— DATA LINES —

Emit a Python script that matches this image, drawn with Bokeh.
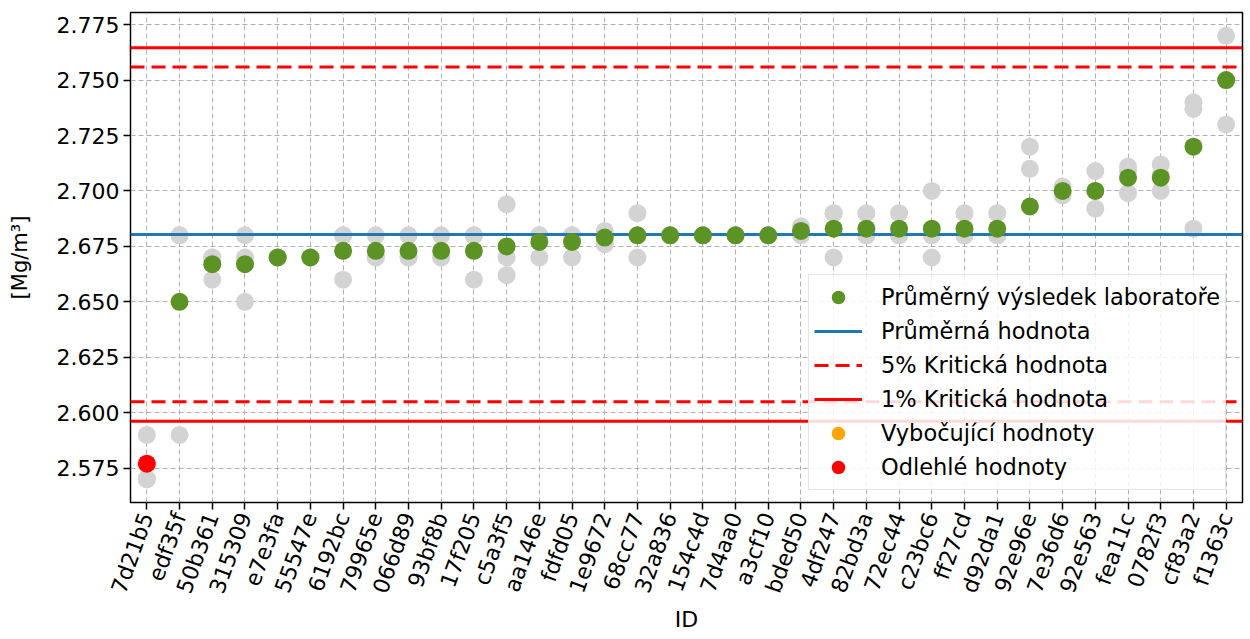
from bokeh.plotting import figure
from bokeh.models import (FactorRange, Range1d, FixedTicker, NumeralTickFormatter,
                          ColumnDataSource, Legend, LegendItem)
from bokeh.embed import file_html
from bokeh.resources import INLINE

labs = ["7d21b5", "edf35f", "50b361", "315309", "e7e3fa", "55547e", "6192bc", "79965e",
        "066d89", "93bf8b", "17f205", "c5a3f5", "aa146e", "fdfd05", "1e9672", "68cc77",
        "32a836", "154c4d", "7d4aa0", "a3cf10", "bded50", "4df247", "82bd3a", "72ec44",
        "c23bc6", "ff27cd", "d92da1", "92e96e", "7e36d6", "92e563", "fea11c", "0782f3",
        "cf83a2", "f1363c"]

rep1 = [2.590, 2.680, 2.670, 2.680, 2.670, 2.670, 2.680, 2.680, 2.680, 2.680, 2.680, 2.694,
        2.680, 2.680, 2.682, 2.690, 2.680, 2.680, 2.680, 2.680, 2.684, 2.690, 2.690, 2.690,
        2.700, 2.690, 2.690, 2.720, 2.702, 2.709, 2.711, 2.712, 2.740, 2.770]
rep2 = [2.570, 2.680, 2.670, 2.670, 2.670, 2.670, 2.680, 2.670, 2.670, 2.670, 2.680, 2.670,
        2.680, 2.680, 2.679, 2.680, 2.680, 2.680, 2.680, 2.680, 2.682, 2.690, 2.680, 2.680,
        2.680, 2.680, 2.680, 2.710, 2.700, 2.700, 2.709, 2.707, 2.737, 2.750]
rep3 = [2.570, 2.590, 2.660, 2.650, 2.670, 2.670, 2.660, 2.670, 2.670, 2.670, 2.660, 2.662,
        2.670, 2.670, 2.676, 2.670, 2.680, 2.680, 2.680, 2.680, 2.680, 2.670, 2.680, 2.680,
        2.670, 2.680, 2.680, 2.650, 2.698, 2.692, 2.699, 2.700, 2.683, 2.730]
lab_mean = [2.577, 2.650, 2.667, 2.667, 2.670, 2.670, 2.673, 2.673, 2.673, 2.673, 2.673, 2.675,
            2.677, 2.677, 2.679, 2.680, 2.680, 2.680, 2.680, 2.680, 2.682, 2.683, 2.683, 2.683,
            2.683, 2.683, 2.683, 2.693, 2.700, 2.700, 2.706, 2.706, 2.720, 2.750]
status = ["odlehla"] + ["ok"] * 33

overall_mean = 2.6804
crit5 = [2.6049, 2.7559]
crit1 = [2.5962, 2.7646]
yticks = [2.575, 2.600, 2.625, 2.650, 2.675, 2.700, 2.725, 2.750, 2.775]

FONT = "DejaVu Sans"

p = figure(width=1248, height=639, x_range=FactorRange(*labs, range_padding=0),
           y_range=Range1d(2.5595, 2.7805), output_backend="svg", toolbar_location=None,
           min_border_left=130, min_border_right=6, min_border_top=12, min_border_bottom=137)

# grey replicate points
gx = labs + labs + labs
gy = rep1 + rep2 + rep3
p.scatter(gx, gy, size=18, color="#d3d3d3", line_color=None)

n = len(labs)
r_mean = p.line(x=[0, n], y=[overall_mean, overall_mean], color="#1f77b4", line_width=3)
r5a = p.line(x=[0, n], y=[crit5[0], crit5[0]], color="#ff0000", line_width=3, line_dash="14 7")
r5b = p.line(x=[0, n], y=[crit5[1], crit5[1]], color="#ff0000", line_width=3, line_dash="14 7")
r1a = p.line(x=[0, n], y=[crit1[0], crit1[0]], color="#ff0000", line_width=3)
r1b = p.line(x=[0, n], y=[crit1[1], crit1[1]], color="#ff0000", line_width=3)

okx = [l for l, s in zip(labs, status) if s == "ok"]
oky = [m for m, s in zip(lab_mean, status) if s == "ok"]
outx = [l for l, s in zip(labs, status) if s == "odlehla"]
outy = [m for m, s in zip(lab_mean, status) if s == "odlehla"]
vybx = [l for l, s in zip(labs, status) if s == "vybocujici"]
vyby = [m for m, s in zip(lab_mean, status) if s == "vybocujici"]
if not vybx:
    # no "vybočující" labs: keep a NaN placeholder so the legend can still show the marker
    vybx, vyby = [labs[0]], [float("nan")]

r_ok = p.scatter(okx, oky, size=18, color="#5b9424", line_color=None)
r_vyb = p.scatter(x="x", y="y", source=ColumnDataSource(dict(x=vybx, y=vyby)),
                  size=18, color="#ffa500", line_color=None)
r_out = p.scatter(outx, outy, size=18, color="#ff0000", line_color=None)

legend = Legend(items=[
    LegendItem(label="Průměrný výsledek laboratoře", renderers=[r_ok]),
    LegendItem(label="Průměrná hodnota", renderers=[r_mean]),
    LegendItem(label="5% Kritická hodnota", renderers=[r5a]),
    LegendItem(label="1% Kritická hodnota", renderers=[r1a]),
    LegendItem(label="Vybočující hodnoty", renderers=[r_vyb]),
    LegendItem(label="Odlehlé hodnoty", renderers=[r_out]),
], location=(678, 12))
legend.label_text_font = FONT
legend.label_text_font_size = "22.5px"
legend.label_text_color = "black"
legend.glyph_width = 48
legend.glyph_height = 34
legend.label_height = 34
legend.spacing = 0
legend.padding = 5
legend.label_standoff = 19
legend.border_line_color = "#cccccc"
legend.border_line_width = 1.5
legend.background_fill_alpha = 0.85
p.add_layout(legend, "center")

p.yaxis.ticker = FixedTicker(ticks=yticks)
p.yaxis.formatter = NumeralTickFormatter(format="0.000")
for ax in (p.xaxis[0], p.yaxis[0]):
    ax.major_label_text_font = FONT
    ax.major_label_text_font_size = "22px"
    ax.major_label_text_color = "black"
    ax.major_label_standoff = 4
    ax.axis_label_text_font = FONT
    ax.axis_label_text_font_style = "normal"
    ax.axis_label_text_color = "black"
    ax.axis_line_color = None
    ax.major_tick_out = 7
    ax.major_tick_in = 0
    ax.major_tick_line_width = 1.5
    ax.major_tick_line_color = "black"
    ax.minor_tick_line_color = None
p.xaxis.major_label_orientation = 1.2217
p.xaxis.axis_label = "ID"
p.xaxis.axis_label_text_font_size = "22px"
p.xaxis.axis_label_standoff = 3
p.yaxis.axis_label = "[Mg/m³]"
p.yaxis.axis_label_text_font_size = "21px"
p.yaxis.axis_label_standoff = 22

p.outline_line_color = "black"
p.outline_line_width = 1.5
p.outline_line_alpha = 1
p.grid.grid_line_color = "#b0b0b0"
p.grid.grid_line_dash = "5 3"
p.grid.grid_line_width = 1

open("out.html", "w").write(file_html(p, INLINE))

— EXERCISE AIM —
Exactly restate the lines from the beginning of the data through the line with "from bokeh.resources import INLINE", and no others, keeping pictures out.

— REPLY TO THE EXERCISE —
Emit a Python script that matches this image, drawn with Bokeh.
from bokeh.plotting import figure
from bokeh.models import (FactorRange, Range1d, FixedTicker, NumeralTickFormatter,
                          ColumnDataSource, Legend, LegendItem)
from bokeh.embed import file_html
from bokeh.resources import INLINE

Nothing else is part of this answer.